In this particular case, the inclusion of a scaler did not have any impact on the results (because gray levels are somewhat already normalised and possibly because we are not tuning C), but it may be extremely helpful in other cases.

# Testing different classifiers

### Exercise 1

Try other classifiers to solve the problem and compare their results. Suggestions for classifiers: Logistic Regression, Decision Trees. You will need to look up the documentation to find which are the parameters to be fit as well as the different classes available. Once you do this, you will see how easy is to change the model and test different approaches with this set up.
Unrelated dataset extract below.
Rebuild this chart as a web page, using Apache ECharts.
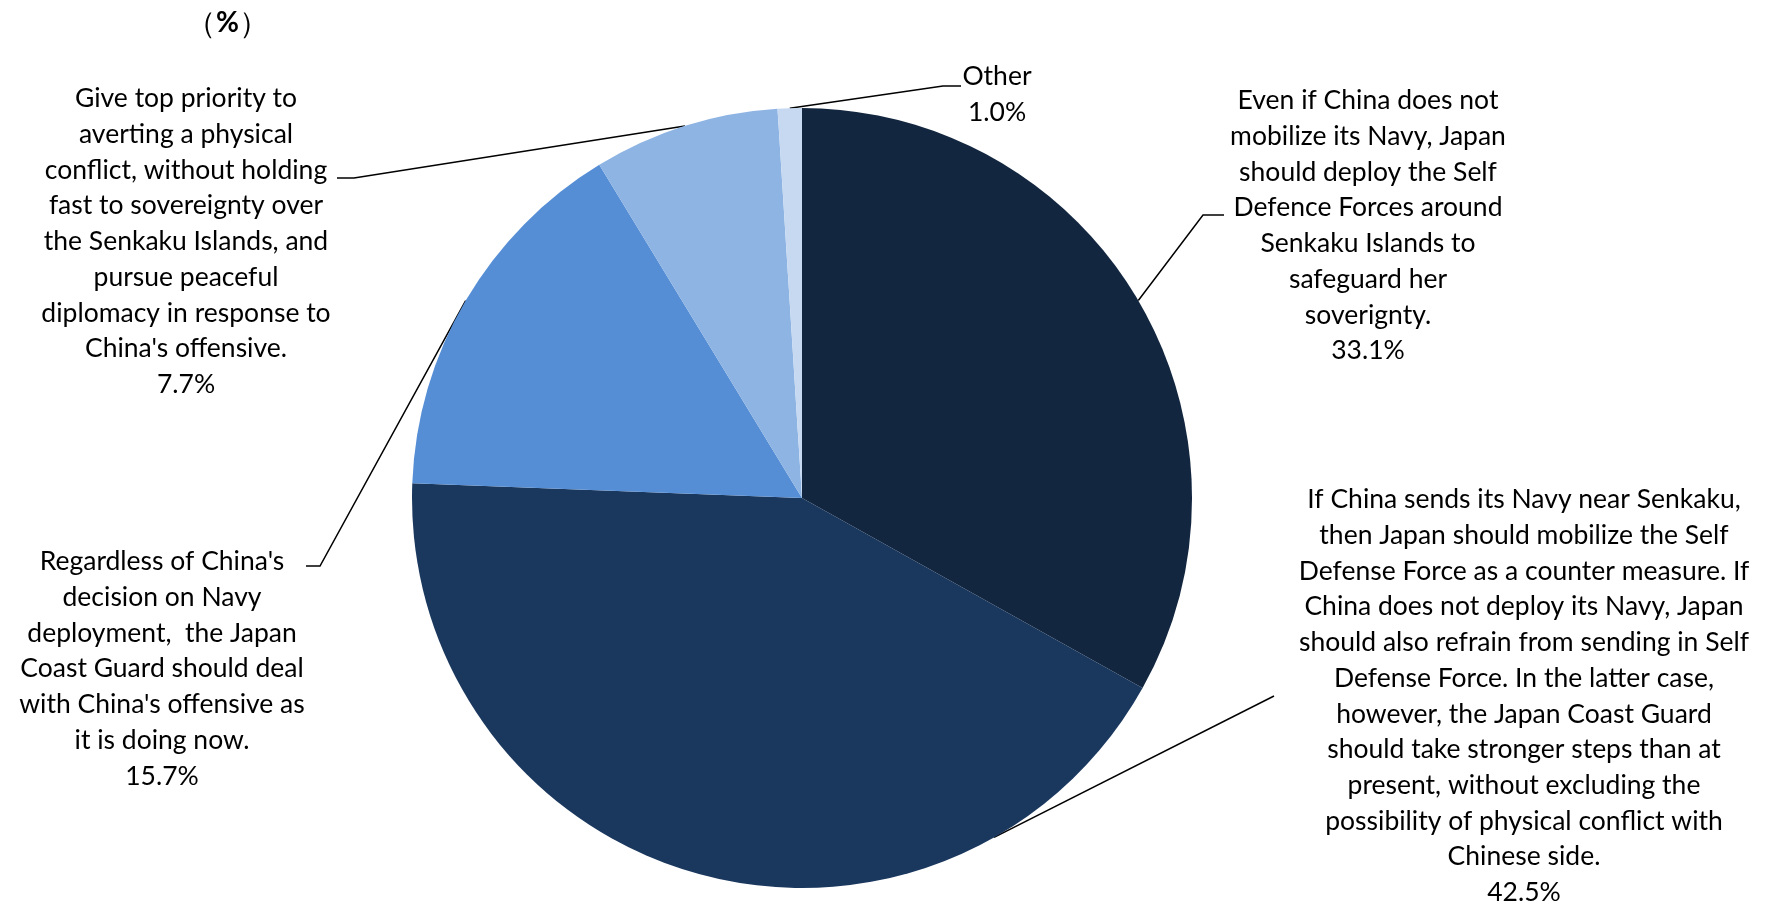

# Regression and unsupervised learning

In this lab we have seen how to use sklearn to solve a classification problem, which is why we used support vector machines. However, everything that we have seen here can be applied to both regression and (to some extent) unsupervised learning. Depending on the problem we will need to vary the model used for the prediction but most of the concepts seen on this lab also apply to those cases.

### Exercise 2

Load the boston dataset form sklearn `datasets.load_boston` and use what you have learned to solve a regression problem.